In the wake of multiple tragic shootings, the debate continues whether religious organizations should permit members to carry firearms when worshiping.  In late January 2019, the Florida House of Representatives passed a bill that would pave the way for religious organizations to permit concealed weapons in places of worship.  House Bill 403 proposes amending Florida statutes concerning carrying concealed weapons to provide:

“Notwithstanding any other law, for the purposes of safety, security, personal protection, or other lawful purposes, a church, a synagogue, or any other religious institution may authorize a person licensed under this section to carry a firearm on property owned, rented, leased, borrowed, or lawfully used by the church, synagogue, or religious institution.”

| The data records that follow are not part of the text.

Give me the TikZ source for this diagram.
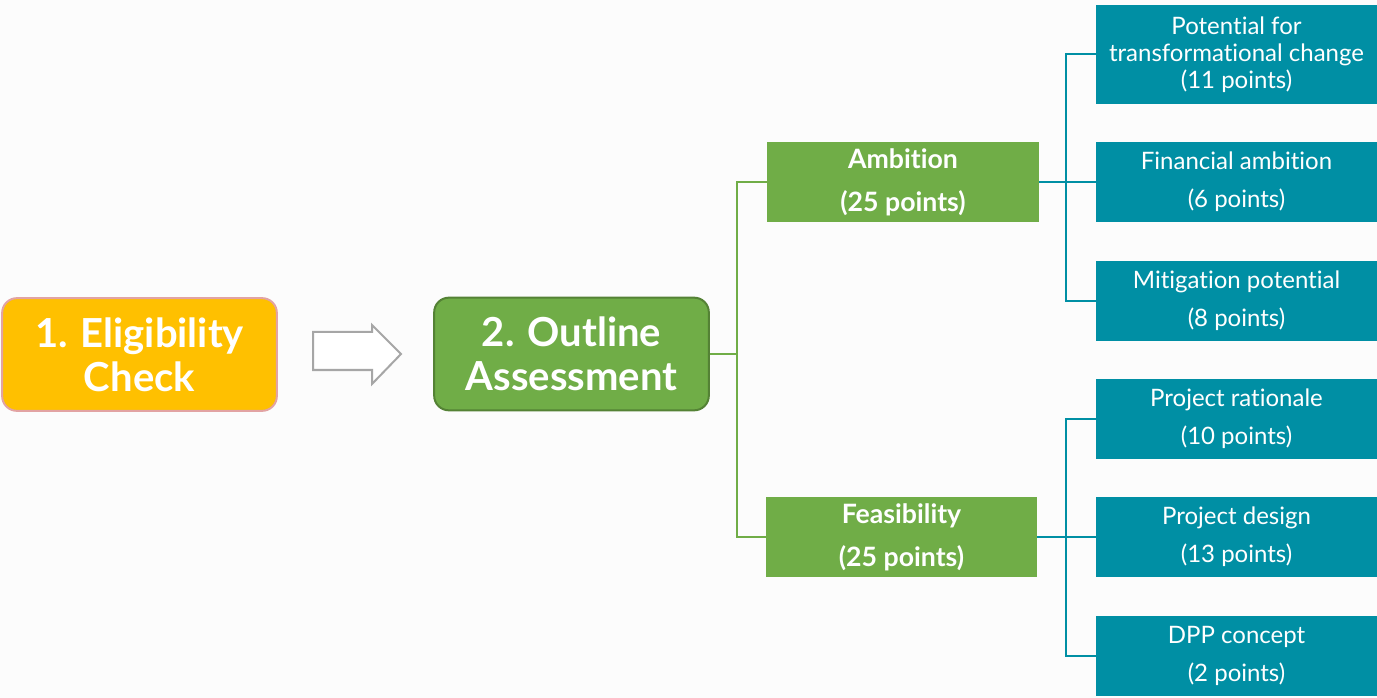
\documentclass[tikz,border=0pt]{standalone}
\usepackage{fontspec}
\setmainfont{Lato}[Ligatures={NoCommon}]
\definecolor{bgc}{HTML}{FCFCFC}
\definecolor{yel}{HTML}{FFC000}
\definecolor{yelb}{HTML}{E2A3A3}
\definecolor{grn}{HTML}{70AD47}
\definecolor{grnb}{HTML}{548235}
\definecolor{teal}{HTML}{008FA4}
\definecolor{arrg}{HTML}{A6A6A6}
\tikzset{
  bigbox/.style={rounded corners=11pt, line width=1.5pt, text=white, align=center,
    font=\fontsize{30}{33}\selectfont\bfseries, minimum width=206pt, minimum height=84.5pt, inner sep=0pt},
  midbox/.style={fill=grn, text=white, align=center, font=\fontsize{20}{32}\selectfont\bfseries,
    minimum width=204pt, minimum height=60pt, inner sep=0pt},
  subbox/.style={fill=teal, text=white, align=center, font=\fontsize{18}{28.5}\selectfont,
    minimum width=210.75pt, minimum height=60pt, inner sep=0pt},
  gline/.style={draw=grn, line width=1.5pt},
  tline/.style={draw=teal, line width=1.5pt},
}
\begin{document}
\begin{tikzpicture}[x=0.75pt,y=-0.75pt]
\fill[bgc] (0,0) rectangle (1377,698);
\useasboundingbox (0,0) rectangle (1377,698);
\node[bigbox, fill=yel, draw=yelb] (elig) at (139.5,354.5) {1. Eligibility\\Check};
\node[bigbox, fill=grn, draw=grnb] (outline) at (571.5,354) {2. Outline\\Assessment};
\draw[draw=arrg, line width=1.5pt, fill=white] (313,332) -- (372,332) -- (372,325) -- (401,354) -- (372,384) -- (372,370) -- (313,370) -- cycle;
\node[midbox] (amb) at (903,182) {Ambition\\(25 points)};
\node[midbox, minimum width=203.25pt] (feas) at (901.5,537) {Feasibility\\(25 points)};
\node[subbox, minimum height=74.25pt, font=\fontsize{18}{20.25}\selectfont] (r1) at (1236.5,54.5) {Potential for\\transformational change\\(11 points)};
\node[subbox] (r2) at (1236.5,182) {Financial ambition\\(6 points)};
\node[subbox] (r3) at (1236.5,301) {Mitigation potential\\(8 points)};
\node[subbox] (r4) at (1236.5,419) {Project rationale\\(10 points)};
\node[subbox] (r5) at (1236.5,537) {Project design\\(13 points)};
\node[subbox] (r6) at (1236.5,656) {DPP concept\\(2 points)};
\coordinate (j1) at (737,354);
\coordinate (j2) at (1066,182);
\coordinate (j3) at (1066,537);
\draw[gline] (outline.east) -- (j1) |- (amb.west);
\draw[gline] (j1) |- (feas.west);
\draw[tline] (amb.east) -- (r2.west);
\draw[tline] (j2) |- (r1.west);
\draw[tline] (j2) |- (r3.west);
\draw[tline] (feas.east) -- (r5.west);
\draw[tline] (j3) |- (r4.west);
\draw[tline] (j3) |- (r6.west);
\end{tikzpicture}
\end{document}
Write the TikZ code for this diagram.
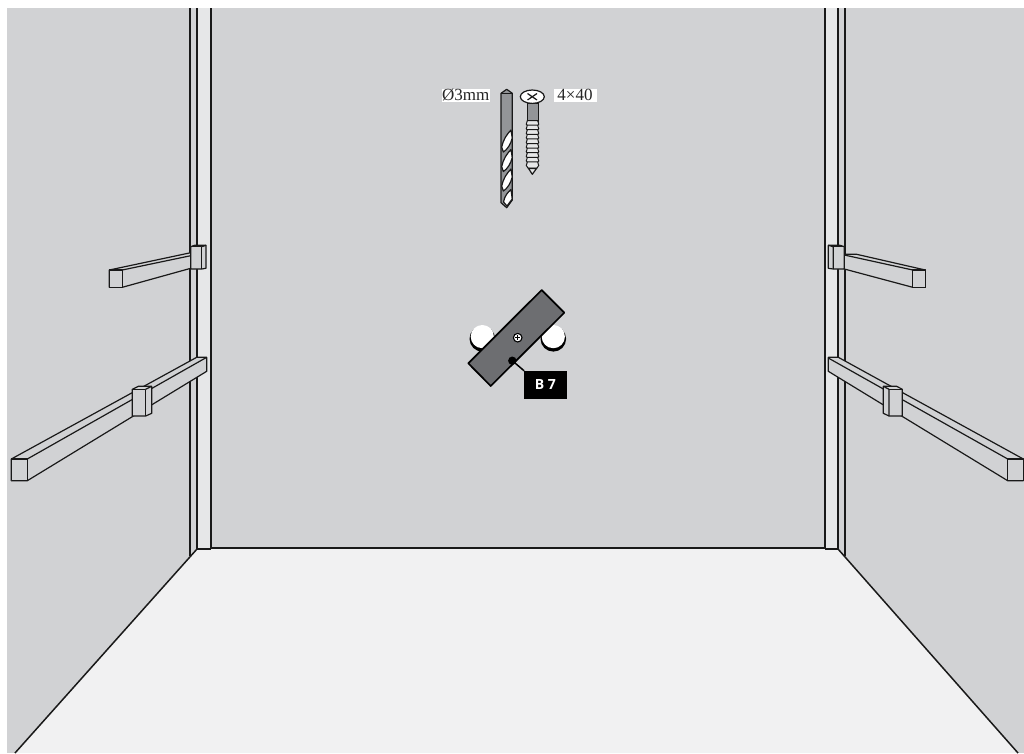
\documentclass[tikz,border=0pt]{standalone}
\usepackage{fontspec}
\setmainfont{Liberation Serif}
\newfontfamily\badgefont{Open Sans}
\definecolor{wallgrey}{HTML}{D1D2D4}
\definecolor{floorgrey}{HTML}{F1F1F2}
\definecolor{postgrey}{HTML}{E6E7E8}
\definecolor{plategrey}{HTML}{6D6E71}
\definecolor{drillgrey}{HTML}{939598}
\tikzset{
  ln/.style={draw=black!90,line width=1.5pt,line join=round},
  thin ln/.style={draw=black!90,line width=1.2pt,line join=round},
  bar/.style={thin ln,fill=wallgrey},
  label box/.style={fill=white,inner sep=0pt,font=\fontsize{17}{17}\selectfont,text=black!85},
}
\begin{document}
\begin{tikzpicture}[x=1pt,y=-1pt]
\useasboundingbox (0,0) rectangle (1024,753);
\fill[white] (0,0) rectangle (1024,753);
% walls
\fill[wallgrey] (7,8) rectangle (1024,753);
\fill[postgrey] (197,8) rectangle (211,549);
\fill[postgrey] (825,8) rectangle (838,549);
% floor
\fill[floorgrey] (197,549) -- (211,548) -- (825,548) -- (838,549) -- (845,556) -- (1018,753) -- (15,753) -- (190,556) -- cycle;
% posts and floor lines
\draw[ln] (190,8) -- (190,556);
\draw[ln] (197,8) -- (197,549) -- (211,549);
\draw[ln] (211,8) -- (211,548);
\draw[ln] (825,8) -- (825,548);
\draw[ln] (838,8) -- (838,549) -- (825,549);
\draw[ln] (845,8) -- (845,556);
\draw[ln] (211,548) -- (825,548);
\draw[ln] (197,549) -- (15,753);
\draw[ln] (838,549) -- (1018,753);
% upper left bar
\draw[bar] (109.3,270) -- (190.7,252.7) -- (190.7,268.3) -- (122.3,287.3) -- (109.3,287.3) -- cycle;
\draw[thin ln] (122.3,270) -- (190.7,255.7);
\draw[bar] (109.3,270) rectangle (122.3,287.3);
\draw[bar] (190.7,246.7) -- (194.5,245.3) -- (206,245.3) -- (206,268.3) -- (201.7,269) -- (190.7,269) -- cycle;
\draw[thin ln] (201.7,246.7) -- (206,245.3);
\draw[thin ln] (190.7,246.7) -- (201.7,246.7) -- (201.7,269);
% lower left bar
\draw[bar] (11.3,459) -- (196.7,357.3) -- (206.7,357.3) -- (206.7,371.3) -- (27.3,480.7) -- (11.3,480.7) -- cycle;
\draw[thin ln] (27.3,459) -- (206.7,357.3);
\draw[bar] (11.3,459) rectangle (27.3,480.7);
\draw[bar] (132.3,389.3) -- (138.3,386.3) -- (151.7,386.3) -- (151.7,413.3) -- (145.7,416) -- (132.3,416) -- cycle;
\draw[thin ln] (132.3,389.3) -- (145.7,389.3) -- (145.7,416);
\draw[thin ln] (145.7,389.3) -- (151.7,386.3);
% upper right bar
\draw[bar] (925.3,270) -- (856.7,254.3) -- (844.3,254.3) -- (844.3,269) -- (912.7,287.3) -- (925.3,287.3) -- cycle;
\draw[thin ln] (912.7,270) -- (844.3,255);
\draw[bar] (912.7,270) rectangle (925.3,287.3);
\draw[bar] (844.3,246.7) -- (840,245.3) -- (828.3,245.3) -- (828.3,268.3) -- (833.3,269) -- (844.3,269) -- cycle;
\draw[thin ln] (828.3,245.3) -- (833.3,246.7) -- (833.3,269);
\draw[thin ln] (833.3,246.7) -- (844.3,246.7);
% lower right bar
\draw[bar] (1023.3,459) -- (838.3,357.3) -- (828.3,357.3) -- (828.3,371.3) -- (1007.7,480.7) -- (1023.3,480.7) -- cycle;
\draw[thin ln] (1007.7,459) -- (828.3,358);
\draw[bar] (1007.7,459) rectangle (1023.3,480.7);
\draw[bar] (902.3,389.3) -- (896.7,386.3) -- (883.3,386.3) -- (883.3,413.3) -- (889,416) -- (902.3,416) -- cycle;
\draw[thin ln] (883.3,386.3) -- (889,389.3) -- (889,416);
\draw[thin ln] (889,389.3) -- (902.3,389.3);
% pads and plate
\fill[black] (482.3,338.8) circle (12.8);
\fill[white] (482.3,336.6) circle (11.6);
\fill[black] (553.3,338.8) circle (12.8);
\fill[white] (553.3,336.6) circle (11.6);
\draw[draw=black,line width=1.7pt,fill=plategrey,line join=round] (541.7,290) -- (564.3,312.7) -- (490.7,386) -- (468.3,363.3) -- cycle;
\draw[draw=black,line width=1.1pt,fill=white] (517.7,337.7) circle (4.3);
\draw[draw=black,line width=0.9pt] (515,337.7) -- (520.4,337.7) (517.7,335) -- (517.7,340.4);
% drill
\draw[thin ln,fill=drillgrey] (501,93.3) -- (506.7,89.3) -- (512.3,93.3) -- (512.3,200) -- (506.7,207.7) -- (501,202.7) -- cycle;
\draw[thin ln] (501,93.3) -- (512.3,93.3);
\foreach \d in {0,19.5,39}{
  \draw[thin ln,fill=white,shift={(0,\d)}] (501.7,147) .. controls (503,140) and (507,134) .. (511,130) -- (512.2,138) .. controls (511,144) and (507,150) .. (503.3,152) -- cycle;
}
\draw[thin ln,fill=white] (503.5,202) .. controls (504.5,196) and (508,192) .. (511,189.5) -- (512.2,199) -- (507,206) -- cycle;
% screw
\draw[thin ln,fill=drillgrey] (527.3,103) -- (538.3,103) -- (538.3,122) -- (527.3,122) -- cycle;
\draw[thin ln,fill=white] (532.3,96.7) ellipse (12 and 6.7);
\draw[thin ln] (527.5,93.5) -- (537,100) (527.5,100) -- (537,93.5);
\foreach \d in {0,4.6,...,44}{
  \draw[draw=black!90,line width=1pt,fill=postgrey] (527.4,120.5+\d) .. controls (525.6,122.5+\d) and (526,126+\d) .. (528,126.6+\d) -- (537,126.6+\d) .. controls (539,126+\d) and (539.4,122.5+\d) .. (537.6,120.5+\d) -- cycle;
}
\draw[thin ln,fill=postgrey] (528.5,168.5) -- (532.3,174.3) -- (536.5,168.5) -- cycle;
% labels
\node[label box,minimum width=48pt,minimum height=13pt] (drilllabel) at (465.8,95.3) {Ø3mm};
\node[label box,minimum width=43pt,minimum height=13pt] (screwlabel) at (575,95.3) {4×40};
% badge
\node[fill=black,draw=black,inner sep=0pt,minimum width=42pt,minimum height=27pt,text=white,font=\badgefont\bfseries\fontsize{14}{14}\selectfont] (badge) at (545.3,384.5) {B 7};
\node[circle,fill=black,inner sep=0pt,minimum size=8.4pt] (dot) at (512.3,360.7) {};
\draw[black,line width=1.5pt] (dot.center) -- (badge.north west);
\end{tikzpicture}
\end{document}
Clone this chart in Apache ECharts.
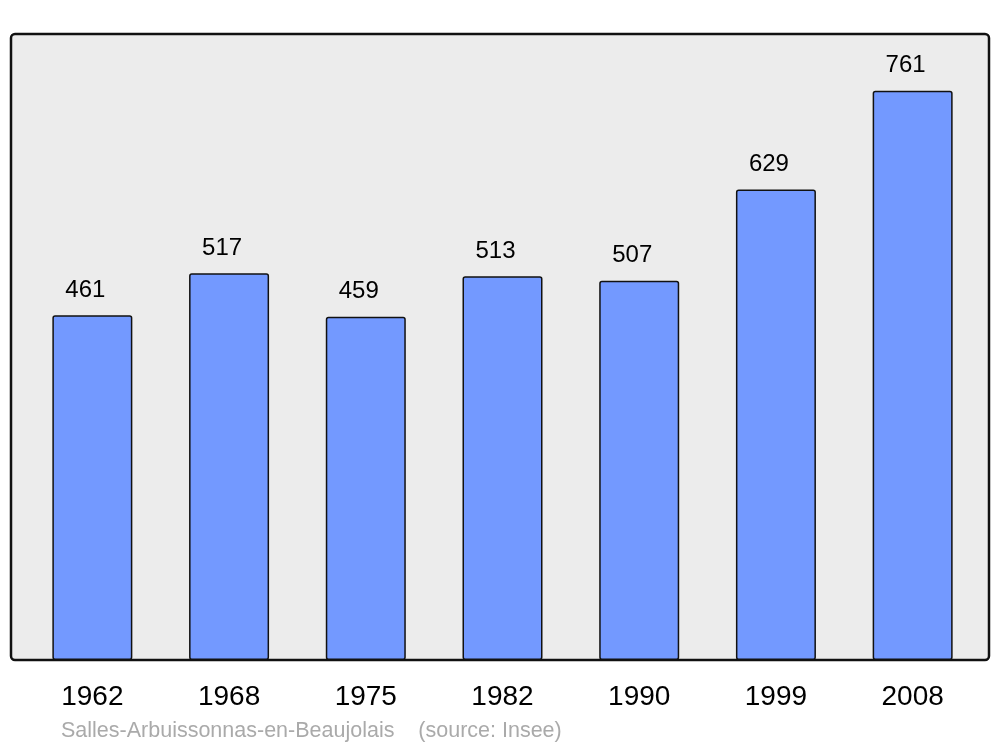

The Bill evidences a continued concern of how best to protect members of religious organizations from random acts of violence.  However, the debate is not simply one of whether it is lawful to arm members.  Religious tenants, concerns over creating unnecessary civil liabilities for religious organizations, and the most basic question of whether having armed members attend worship makes the general membership safer, are all factored into the continued discussion whether to arm, or not arm, members.

From the single perspective of what are the civil ramifications of permitting members to carry firearms during worship, the risk to religious organizations of creating civil liabilities is real.  If a religious organization permitted members to carry concealed weapons,  in the event of an active shooter incident, members injured or killed could bring an action against the religious organization challenging how the member who was carrying a firearm reacted to the active shooter incident.

How can this be? The religious organization was trying to protect members by allowing weapons during worship.  The answer lies in the argument that once the religious organization decided to permit weapons during worship, the religious organization assumed a duty of care to the membership to ensure those members carrying a firearm could properly and effectively defend and protect the membership.  In other words, the religious organization created a duty of care that did not previously exist: the duty to ensure members carrying firearms into a place of worship will properly respond in an active shooter scenario.

This is just one example of how, from a civil liability perspective, there can be unintended consequences for a religious organization permitting members to carry firearms. Therefore, religious organizations considering permitting firearms during worship should consult legal counsel to determine how best to create policies and procedures so as to minimize potential civil liabilities.